European Affairs Minister Dara Murphy’s difficulty right now is not that his story keeps changing. It is that another chapter seems to be added every day.

The Cork North Central TD is still facing a storm of controversy over the revelation two on-duty gardaí drove him from Mitchelstown in rural Cork to Dublin Airport because his vehicle had broken down during a period of ongoing concern about a lack of rural Garda resources.

While the Fine Gael minister has moved to clarify the matter , the attempts have not been helped by the fact that that additional information keeps being added.

Since the first phone call by this newspaper to the minister last Wednesday, it has emerged that a taxi alternative to the Garda transport had been available and that officers initially only intended to drive Mr Murphy to Portlaoise, not Dublin.

It has also been confirmed that the minister’s Sunday evening meeting with the Irish ambassador to Belgium was ultimately cancelled despite initial claims this was the reason an evening flight could not have been found.

Coupled with the fact that the Government has now confirmed that ministers have been allowed to order a Garda vehicle to drive them to a work event in an emergency such as Mr Murphy’s situation since summer 2012, and it is clear the drip-drip of extra information is a PR problem that ensures the issue is not going away.

Dara Murphy’s story keeps getting longer

Last Friday, as Mr Murphy explained how his vehicle broke down on the way to Dublin Airport, he stressed he tried every other option before calling gardaí.

This included trying to obtain a taxi, which he said was not available. It later transpired one was, for €350.

The driver said during a 3.15am phone call he could not take the fare as his shift was ending. Mr Murphy said when the taxi driver phoned back he was already on his way to Dublin with the gardaí. However, the driver’s phone shows this call was made at 3.21am.

The minister also told this newspaper last Wednesday that gardaí offered to drive him to the airport, but only clarified during a second phone call on Thursday that the initial plan was to drop him at Portlaoise so he could find a taxi when he was asked how far they planned to bring him.

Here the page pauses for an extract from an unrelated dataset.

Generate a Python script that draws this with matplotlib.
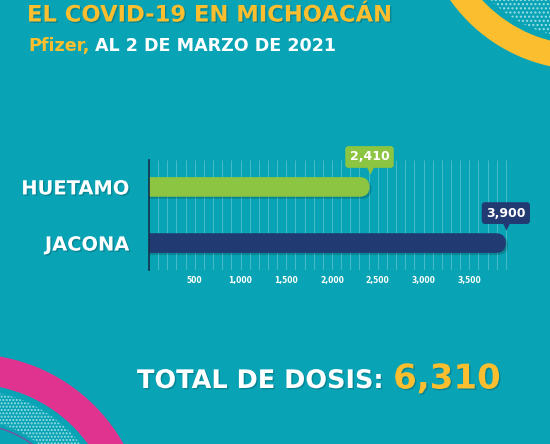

Mr Murphy further said he was unable to alter his flight arrangements as no lunch-time journey was available and a later flight clashed with a key Irish ambassador meeting.

However, it was only after a Sunday newspaper reported yesterday this meeting was cancelled at 4pm that Mr Murphy provided this information.

The news that ministers have been allowed to order gardaí to drive them to work events in emergencies since 2012 is just the latest element that was not initially put forward, and raises the possibility that other ministers have faced similar dilemmas.